Upon her father's death, Davenport Hill travelled to Adelaide in South Australia, to visit family including her reforming cousin Emily Clark. She travelled with her sister Florence and the two of them were to stay together for life. While in Australia, the sisters did inspections of schools, prisons and reformatories. Henry Parkes served as one of their guides. Davenport Hill spoke before a commission in Sydney about the reformatory movement. She wrote a paper, titled "A Summary of the Principles of Reformatory Treatment, with a Special Reference to Girls' (printed in the Memoir)" that argued that reform treatment should emphasise independence and self-efficacy. The two sisters travelled from Australia to Egypt and Italy, returning home in 1875. During their travels, they wrote and published "What we saw in Australia". In 1878, they published a biography about their father. The two sisters lived in Hampstead. Davenport Hill left the Church of England and became a Unitarian Universalist.

==Education career==

On 5 December 1879, Davenport Hill was elected a Progressive Party member of the school board for the City of London. She served until 1897. She sat on the industrial school committee and the school management committee. She chaired the management of Greystoke Place. She became chairman of the cooking committee and published multiple papers on the subject in education.

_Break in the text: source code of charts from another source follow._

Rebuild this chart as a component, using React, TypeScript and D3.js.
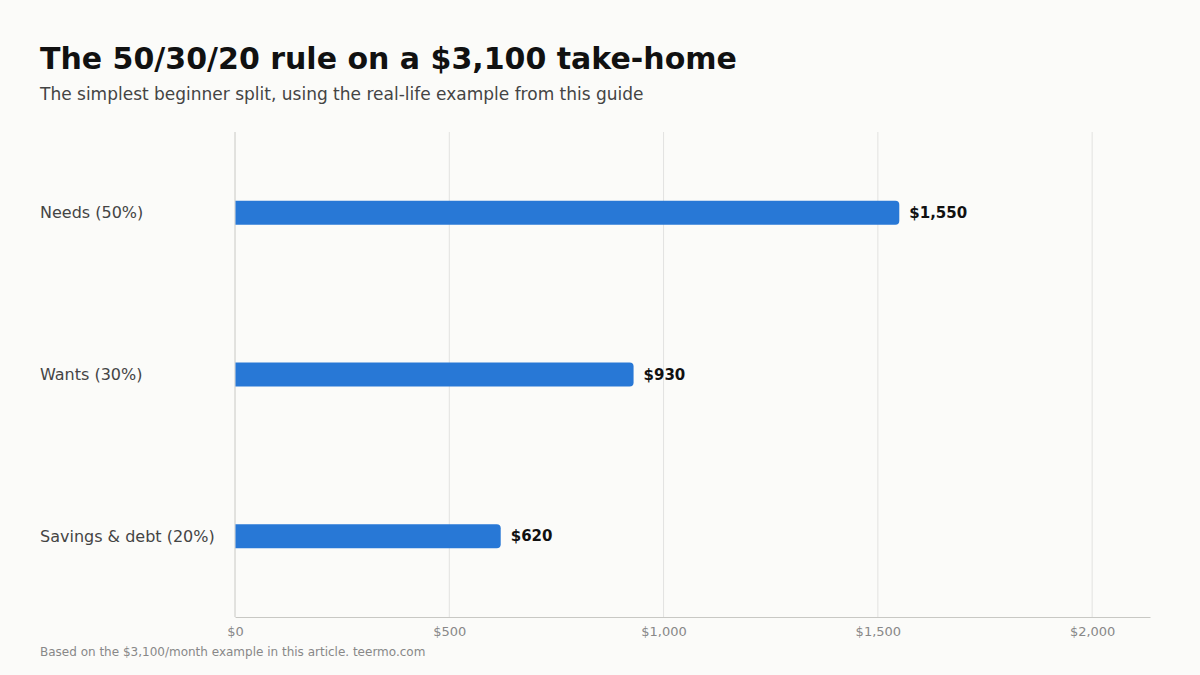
import React, {useEffect, useRef} from 'react';
import * as d3 from "d3";

const categories = ["Needs (50%)", "Wants (30%)", "Savings & debt (20%)"];
const amounts = [1550, 930, 620];
const tickValues = [0, 500, 1000, 1500, 2000];

const App = () => {
  const chartRef = useRef<SVGSVGElement>(null);

  useEffect(() => {
    const width = 1200;
    const height = 675;
    const margin = {top: 132, bottom: 58, right: 50, left: 235};
    const font = "'DejaVu Sans', sans-serif";

    const svg = d3.select(chartRef.current)
      .attr("width", width)
      .attr("height", height)
      .style("background-color", "#fbfbf9")
      .style("font-family", font);

    svg.selectAll("*").remove();

    svg.append("text")
      .attr("x", 40).attr("y", 69)
      .attr("font-size", 30).attr("font-weight", "bold")
      .attr("fill", "#111")
      .text("The 50/30/20 rule on a $3,100 take-home");

    svg.append("text")
      .attr("x", 40).attr("y", 100)
      .attr("font-size", 17)
      .attr("fill", "#444")
      .text("The simplest beginner split, using the real-life example from this guide");

    const xScale = d3.scaleLinear()
      .domain([0, 2135])
      .range([margin.left, width - margin.right]);

    const yScale = d3.scaleBand()
      .domain(categories)
      .range([margin.top, height - margin.bottom]);

    const plotBottom = height - margin.bottom;

    // grid
    svg.append("g")
      .selectAll("line")
      .data(tickValues.filter(d => d > 0))
      .join("line")
      .attr("x1", d => xScale(d)).attr("x2", d => xScale(d))
      .attr("y1", margin.top).attr("y2", plotBottom)
      .attr("stroke", "#e2e2e0").attr("stroke-width", 1);

    // x axis
    const xAxis = svg.append("g")
      .attr("transform", `translate(0, ${plotBottom})`)
      .call(d3.axisBottom(xScale).tickValues(tickValues).tickSize(0).tickPadding(10)
        .tickFormat(d => "$" + d3.format(",")(d as number)));
    xAxis.select(".domain").attr("stroke", "#c8c8c4");
    xAxis.selectAll("text").attr("fill", "#888").attr("font-size", 13).attr("font-family", font);

    // y axis line
    svg.append("line")
      .attr("x1", margin.left).attr("x2", margin.left)
      .attr("y1", margin.top).attr("y2", plotBottom)
      .attr("stroke", "#c8c8c4");

    const barH = 24;
    const r = 4;
    const rows = categories.map((c, i) => ({c, v: amounts[i]}));

    svg.append("g")
      .selectAll("path")
      .data(rows)
      .join("path")
      .attr("fill", "#2878d6")
      .attr("d", d => {
        const x0 = xScale(0) + 0.5;
        const x1 = xScale(d.v);
        const y0 = yScale(d.c)! + yScale.bandwidth() / 2 - barH / 2;
        const y1 = y0 + barH;
        return `M${x0},${y0}H${x1 - r}Q${x1},${y0} ${x1},${y0 + r}V${y1 - r}Q${x1},${y1} ${x1 - r},${y1}H${x0}Z`;
      });

    svg.append("g")
      .selectAll("text")
      .data(rows)
      .join("text")
      .attr("x", d => xScale(d.v) + 10)
      .attr("y", d => yScale(d.c)! + yScale.bandwidth() / 2)
      .attr("dy", "0.35em")
      .attr("font-size", 15).attr("font-weight", "bold")
      .attr("fill", "#111")
      .text(d => "$" + d3.format(",")(d.v));

    svg.append("g")
      .selectAll("text")
      .data(categories)
      .join("text")
      .attr("x", 40)
      .attr("y", d => yScale(d)! + yScale.bandwidth() / 2)
      .attr("dy", "0.35em")
      .attr("font-size", 16)
      .attr("fill", "#444")
      .text(d => d);

    svg.append("text")
      .attr("x", 40).attr("y", 656)
      .attr("font-size", 12)
      .attr("fill", "#888")
      .text("Based on the $3,100/month example in this article. teermo.com");
  }, []);

  return (
    <div style={{position: "absolute", top: 0, left: 0}}>
      <svg ref={chartRef} style={{display: "block"}}/>
    </div>
  );
};

export default App;
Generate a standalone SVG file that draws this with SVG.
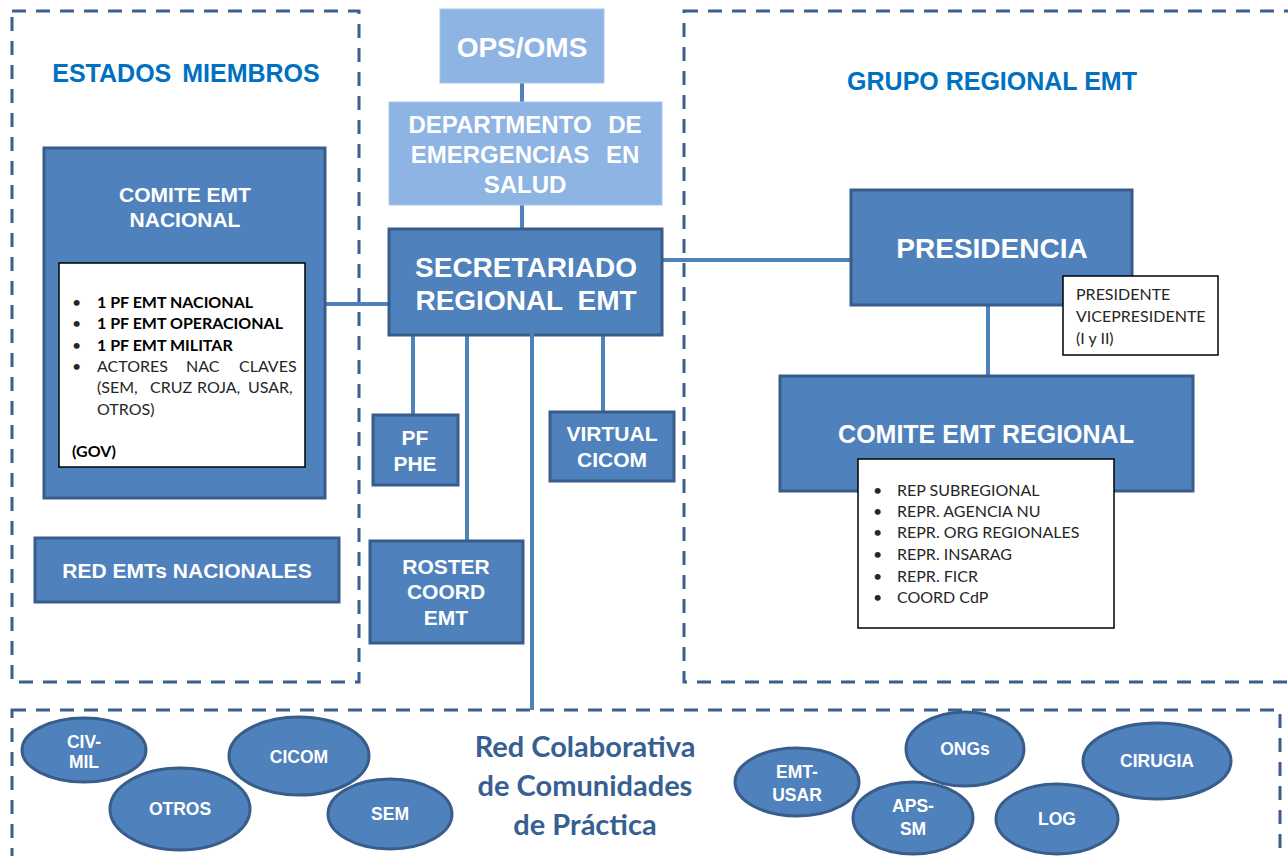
<svg xmlns="http://www.w3.org/2000/svg" width="1288" height="856" viewBox="0 0 1288 856">
<style>
.dash{fill:none;stroke:#3b5f8e;stroke-width:3;stroke-dasharray:14 10}
.node{fill:#4f81bd;stroke:#385d8a;stroke-width:3}
.light{fill:#8eb4e3;stroke:#a9c5ea;stroke-width:1}
.wb{fill:#fff;stroke:#000;stroke-width:1.5}
.conn{stroke:#4f81bd;stroke-width:4;fill:none}
.t{font-family:"Liberation Sans",Arial,sans-serif;font-weight:bold;fill:#fff;text-anchor:middle}
.h{font-family:"Liberation Sans",Arial,sans-serif;font-weight:bold;fill:#0070c0;text-anchor:middle;font-size:25px}
.c{font-family:Lato,"Open Sans",sans-serif;fill:#262626;font-size:16px}
.cb{font-weight:bold;fill:#000}
.red{font-family:Lato,"Open Sans",sans-serif;font-weight:bold;fill:#376092;font-size:29px;text-anchor:middle}
.e{font-size:17.5px}
</style>
<rect width="1288" height="856" fill="#fff"/>

<g id="regions">
<rect class="dash" x="12" y="11" width="347" height="671"/>
<rect class="dash" x="684" y="11" width="650" height="671"/>
<rect class="dash" x="12" y="710" width="1268" height="200"/>
<text class="h" x="186" y="82" word-spacing="4">ESTADOS MIEMBROS</text>
<text class="h" x="992" y="90">GRUPO REGIONAL EMT</text>
</g>

<g id="connectors">
<line class="conn" x1="522" y1="83" x2="522" y2="102"/>
<line class="conn" x1="522" y1="205" x2="522" y2="229"/>
<line class="conn" x1="326" y1="304" x2="389" y2="304"/>
<line class="conn" x1="663" y1="260" x2="851" y2="260"/>
<line class="conn" x1="988" y1="305" x2="988" y2="376"/>
<line class="conn" x1="413" y1="336" x2="413" y2="415"/>
<line class="conn" x1="467" y1="336" x2="467" y2="541"/>
<line class="conn" x1="603" y1="336" x2="603" y2="412"/>
</g>

<g id="ops-oms">
<rect class="light" x="440" y="9" width="164" height="74"/>
<text class="t" x="522" y="57" font-size="28">OPS/OMS</text>
</g>

<g id="departamento">
<rect class="light" x="389" y="102" width="273" height="103"/>
<text class="t" x="525" y="133" font-size="24" word-spacing="10">DEPARTMENTO DE</text>
<text class="t" x="525" y="163" font-size="24" word-spacing="10">EMERGENCIAS EN</text>
<text class="t" x="525" y="193" font-size="24">SALUD</text>
</g>

<g id="secretariado">
<rect class="node" x="389" y="229" width="273" height="106"/>
<text class="t" x="526" y="277" font-size="28">SECRETARIADO</text>
<text class="t" x="526" y="310" font-size="28" word-spacing="7">REGIONAL EMT</text>
</g>

<g id="long-connector">
<line class="conn" x1="532" y1="325" x2="532" y2="710"/>
</g>

<g id="comite-nacional">
<rect class="node" x="44" y="148" width="281" height="350"/>
<text class="t" x="185" y="202" font-size="21">COMITE EMT</text>
<text class="t" x="185" y="227" font-size="21">NACIONAL</text>
<rect class="wb" x="59" y="263" width="246" height="204"/>
<g class="c">
<text x="72" y="308">•</text><text class="cb" x="97" y="308">1 PF EMT NACIONAL</text>
<text x="72" y="329">•</text><text class="cb" x="97" y="329">1 PF EMT OPERACIONAL</text>
<text x="72" y="351">•</text><text class="cb" x="97" y="351">1 PF EMT MILITAR</text>
<text x="72" y="372">•</text><text y="372"><tspan x="97">ACTORES </tspan><tspan x="186">NAC </tspan><tspan x="239">CLAVES</tspan></text>
<text y="393"><tspan x="97">(SEM, </tspan><tspan x="150">CRUZ </tspan><tspan x="197">ROJA, </tspan><tspan x="248">USAR,</tspan></text>
<text x="97" y="415">OTROS)</text>
<text class="cb" x="72" y="457">(GOV)</text>
</g>
</g>

<g id="red-emts">
<rect class="node" x="35" y="538" width="304" height="64"/>
<text class="t" x="187" y="578" font-size="21">RED EMTs NACIONALES</text>
</g>

<g id="pf-phe">
<rect class="node" x="373" y="415" width="85" height="70"/>
<text class="t" x="415" y="445" font-size="21">PF</text>
<text class="t" x="415" y="471" font-size="21">PHE</text>
</g>

<g id="roster">
<rect class="node" x="370" y="541" width="153" height="102"/>
<text class="t" x="446" y="574" font-size="21">ROSTER</text>
<text class="t" x="446" y="599" font-size="21">COORD</text>
<text class="t" x="446" y="625" font-size="21">EMT</text>
</g>

<g id="virtual-cicom">
<rect class="node" x="550" y="412" width="124" height="69"/>
<text class="t" x="612" y="441" font-size="21">VIRTUAL</text>
<text class="t" x="612" y="467" font-size="21">CICOM</text>
</g>

<g id="presidencia">
<rect class="node" x="851" y="190" width="281" height="115"/>
<text class="t" x="992" y="258" font-size="28">PRESIDENCIA</text>
<rect class="wb" x="1063" y="276" width="155" height="79"/>
<g class="c">
<text x="1076" y="300">PRESIDENTE</text>
<text x="1076" y="322">VICEPRESIDENTE</text>
<text x="1076" y="344">(I y II)</text>
</g>
</g>

<g id="comite-regional">
<rect class="node" x="780" y="376" width="413" height="115"/>
<text class="t" x="986" y="443" font-size="25">COMITE EMT REGIONAL</text>
<rect class="wb" x="858" y="459" width="256" height="169"/>
<g class="c">
<text x="873" y="496">•</text><text x="897" y="496">REP SUBREGIONAL</text>
<text x="873" y="517">•</text><text x="897" y="517">REPR. AGENCIA NU</text>
<text x="873" y="538">•</text><text x="897" y="538">REPR. ORG REGIONALES</text>
<text x="873" y="560">•</text><text x="897" y="560">REPR. INSARAG</text>
<text x="873" y="582">•</text><text x="897" y="582">REPR. FICR</text>
<text x="873" y="603">•</text><text x="897" y="603">COORD CdP</text>
</g>
</g>

<g id="red-colaborativa">
<text class="red" x="585" y="757">Red Colaborativa</text>
<text class="red" x="585" y="796">de Comunidades</text>
<text class="red" x="585" y="835">de Práctica</text>
</g>

<g id="civ-mil"><ellipse class="node" cx="84" cy="750" rx="62" ry="32"/><text class="t e" x="84" y="748">CIV-</text><text class="t e" x="84" y="768">MIL</text></g>
<g id="otros"><ellipse class="node" cx="180" cy="809" rx="70" ry="41"/><text class="t e" x="180" y="815">OTROS</text></g>
<g id="cicom"><ellipse class="node" cx="299" cy="756" rx="70" ry="39"/><text class="t e" x="299" y="763">CICOM</text></g>
<g id="sem"><ellipse class="node" cx="390" cy="814" rx="62" ry="35"/><text class="t e" x="390" y="820">SEM</text></g>
<g id="emt-usar"><ellipse class="node" cx="797" cy="782" rx="62" ry="34"/><text class="t e" x="797" y="778">EMT-</text><text class="t e" x="797" y="801">USAR</text></g>
<g id="ongs"><ellipse class="node" cx="965" cy="749" rx="59" ry="37"/><text class="t e" x="965" y="755">ONGs</text></g>
<g id="aps-sm"><ellipse class="node" cx="913" cy="818" rx="60" ry="36"/><text class="t e" x="913" y="812">APS-</text><text class="t e" x="913" y="835">SM</text></g>
<g id="log"><ellipse class="node" cx="1057" cy="819" rx="61" ry="35"/><text class="t e" x="1057" y="825">LOG</text></g>
<g id="cirugia"><ellipse class="node" cx="1157" cy="761" rx="74" ry="38"/><text class="t e" x="1157" y="767">CIRUGIA</text></g>
</svg>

She was an early opposer of the school board's pension program for teachers, which was eventually abolished in 1895. She visited the United States and Canada, travelling to schools across the countries in 1888. This inspired her to introduce pianos to schools for the sake of marching and drill. She also became interested in sloyd education. She opposed the board's interest in providing meals to children and also protested the religious stances of the board, despite supporting daily religious teachings. Davenport Hill was a member of the National Froebel Foundation. She served on the board of the University College London.

==Retirement and later life==

She retired from the board in 1897. She moved in with her sister in a home called Hillstow at Headington near Oxford. Upon her retirement, the Brentwood Industrial School was renamed the Davenport-Hill Home for Boys. Davenport Hill died at Hillstow on 5 August 1902.